Use this payload template to ensure proper data mapping:

{
  "alert": "$EVENT_TITLE",
  "description": "$EVENT_MSG",
  "severity": "$ALERT_TRANSITION",
  "source": "datadog",
  "timestamp": "$LAST_UPDATED",
  "labels": {
    "monitor_id": "$MONITOR_ID",
    "alert_type": "$ALERT_TYPE",
    "priority": "$PRIORITY",
    "host": "$HOSTNAME",
    "environment": "$TAGS[env]",
    "service": "$TAGS[service]",
    "team": "$TAGS[team]"
  },
  "annotations": {
    "monitor_url": "$LINK",
    "event_url": "$EVENT_URL",
    "snapshot_url": "$SNAPSHOT",
    "aggregation_key": "$AGGREGATION_KEY",
    "alert_query": "$ALERT_QUERY",
    "metric_namespace": "$METRIC_NAMESPACE"
  }
}

Configuring Monitors

Add Webhook to Monitors

For each monitor you want to send to a11ops:

  1. Edit the monitor configuration
  2. In the “Notify your team” section, add: @webhook-a11ops-alerts
  3. Configure notification message with context
  4. Save the monitor

Example Monitor Message

Include helpful context in your monitor messages:

{{#is_alert}}
🚨 ALERT: {{monitor.name}}

**Issue:** {{value}} exceeds threshold of {{threshold}}
**Service:** {{service.name}}
**Environment:** {{env.name}}
**Time:** {{last_triggered_at}}

**Impact:** Customers may experience slow response times
**Action:** Check service logs and scale if necessary

📊 [View Dashboard](https://app.datadoghq.com/dashboard/abc-123)
📖 [Runbook](https://wiki.company.com/runbooks/high-latency)
{{/is_alert}}

{{#is_recovery}}
✅ RECOVERED: {{monitor.name}}
Service has returned to normal operation.
{{/is_recovery}}

@webhook-a11ops-alerts

Priority Mapping

Configure monitor priority in Datadog to map to a11ops severity levels:

Datadog Prioritya11ops SeverityUse Case
P1 - CriticalcriticalService outages, data loss risk
P2 - HighhighDegraded performance, errors
P3 - MediummediumWarning conditions
P4 - LowlowMinor issues
P5 - InfoinfoInformational

Monitor Examples

APM Service Monitor

Monitor service latency and error rates:

Monitor Type: APM Metrics
Metric: trace.servlet.request.p95
Evaluation: avg(last_5m)

Alert Conditions:
- Alert threshold: > 1000ms
- Warning threshold: > 500ms

Tags:
- env:production
- service:api-gateway
- team:backend
- priority:P2

Message: Include @webhook-a11ops-alerts

Log Pattern Monitor

Alert on error log patterns:

Monitor Type: Log Alert
Query: service:payment-api status:error @error.kind:*

Alert Conditions:
- Alert when count > 100 in last 5 minutes
- Group by: @error.kind

Tags:
- env:production
- service:payment-api
- team:payments
- priority:P1

Alert includes error type and count

Composite Monitor

Combine multiple conditions:

Monitor Type: Composite
Logic: (A && B) || C

Where:
A = High CPU usage (> 80%)
B = High memory usage (> 90%)
C = Service health check failing

Tags:
- env:production
- priority:P1
- team:infrastructure

Triggers when resource exhaustion detected

Tagging Best Practices

Use consistent tags across monitors for better organization in a11ops:

Required Tags

  • env: Environment (prod, staging, dev)
  • service: Service name
  • team: Responsible team
  • priority: P1-P5 priority level

Optional Tags

  • component: Specific component
  • region: Geographic region
  • customer: For multi-tenant
  • sla: SLA tier

Advanced Features

Include Metric Snapshots

Datadog can include graph snapshots in webhooks.

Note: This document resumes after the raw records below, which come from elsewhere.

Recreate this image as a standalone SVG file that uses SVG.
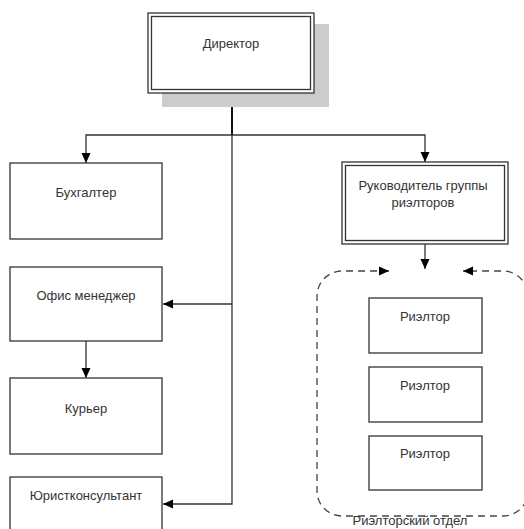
<svg xmlns="http://www.w3.org/2000/svg" width="524" height="529" viewBox="0 0 524 529">
<defs>
<style>
.box{fill:#fff;stroke:#333;stroke-width:1.3}
.in{fill:none;stroke:#333;stroke-width:1.3}
.t{font-family:"Liberation Sans",Arial,sans-serif;font-size:13px;fill:#333;text-anchor:middle}
.ln{fill:none;stroke:#333;stroke-width:1.3}
.dash{fill:none;stroke:#444;stroke-width:1.3;stroke-dasharray:7 5}
</style>
<marker id="ah" viewBox="0 0 10 10" refX="10" refY="5" markerWidth="10" markerHeight="10" markerUnits="userSpaceOnUse" orient="auto-start-reverse">
<path d="M0,0.5 L10,5 L0,9.5 Z" fill="#000"/>
</marker>
</defs>
<rect width="524" height="529" fill="#fff"/>
<g id="connectors">
<line x1="232" y1="93" x2="232" y2="135" stroke="#111" stroke-width="2"/>
<path class="ln" d="M232,135 V504 H163" marker-end="url(#ah)"/>
<path class="ln" d="M86,163 V135 H425 V162" marker-start="url(#ah)" marker-end="url(#ah)"/>
<path class="ln" d="M232,304 H163" marker-end="url(#ah)"/>
<path class="ln" d="M86,341 V378" marker-end="url(#ah)"/>
<path class="ln" d="M425,244 V269" marker-end="url(#ah)"/>
<path class="dash" d="M389,271 H342 A25,25 0 0 0 317,296 V491 A25,25 0 0 0 342,516 H503 A25,25 0 0 0 528,491 V296 A25,25 0 0 0 503,271 H463" marker-start="url(#ah)" marker-end="url(#ah)"/>
</g>
<g id="director">
<rect x="162" y="24" width="167" height="83" fill="#cccccc"/>
<rect class="box" x="148" y="13" width="166" height="80"/>
<rect class="in" x="151.5" y="16.5" width="159" height="73"/>
<text class="t" x="231" y="48">Директор</text>
</g>
<g id="buh">
<rect class="box" x="10" y="163" width="152" height="76"/>
<text class="t" x="86" y="197">Бухгалтер</text>
</g>
<g id="head">
<rect class="box" x="342" y="162" width="166" height="82"/>
<rect class="in" x="345.5" y="165.5" width="159" height="75"/>
<text class="t" x="423" y="190">Руководитель группы</text>
<text class="t" x="423" y="207">риэлторов</text>
</g>
<g id="office">
<rect class="box" x="10" y="267" width="152" height="74"/>
<text class="t" x="86" y="300">Офис менеджер</text>
</g>
<g id="courier">
<rect class="box" x="10" y="378" width="152" height="76"/>
<text class="t" x="86" y="413">Курьер</text>
</g>
<g id="lawyer">
<rect class="box" x="10" y="477" width="152" height="60"/>
<text class="t" x="86" y="500">Юристконсультант</text>
</g>
<g id="realtor1">
<rect class="box" x="369" y="298" width="113" height="55"/>
<text class="t" x="425" y="321">Риэлтор</text>
</g>
<g id="realtor2">
<rect class="box" x="369" y="367" width="113" height="55"/>
<text class="t" x="425" y="390">Риэлтор</text>
</g>
<g id="realtor3">
<rect class="box" x="369" y="436" width="113" height="54"/>
<text class="t" x="425" y="458">Риэлтор</text>
</g>
<g id="dept-label">
<text class="t" x="410" y="525">Риэлторский отдел</text>
</g>
</svg>
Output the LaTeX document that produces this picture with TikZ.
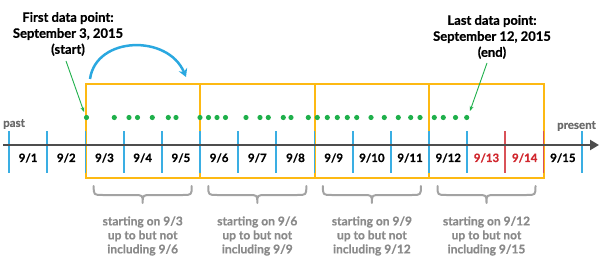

The URL will be available in the $SNAPSHOT variable.

Multi-Alert Monitors

For monitors that trigger per host/tag combination, each alert instance will create a separate a11ops alert with specific metadata.

Anomaly Detection

Datadog's anomaly detection monitors work seamlessly with a11ops. The predicted bounds and deviation will be included in the alert metadata.

Troubleshooting

Test the webhook

In Datadog webhook settings, use the “Test” button to send a sample payload:

  1. Go to Integrations → Webhooks
  2. Find your a11ops webhook
  3. Click “Test”
  4. Verify the test alert appears in a11ops

Check webhook history

View webhook delivery status in Datadog:

  • Navigate to Events → Event Stream
  • Filter by source:webhooks
  • Look for delivery failures or errors

Variable substitution issues

If variables aren't substituting correctly, ensure you're using the correct syntax ($VARIABLE) and that the variable is available for your monitor type.

Integration Complete!

Start routing your Datadog monitors to a11ops for centralized alerting.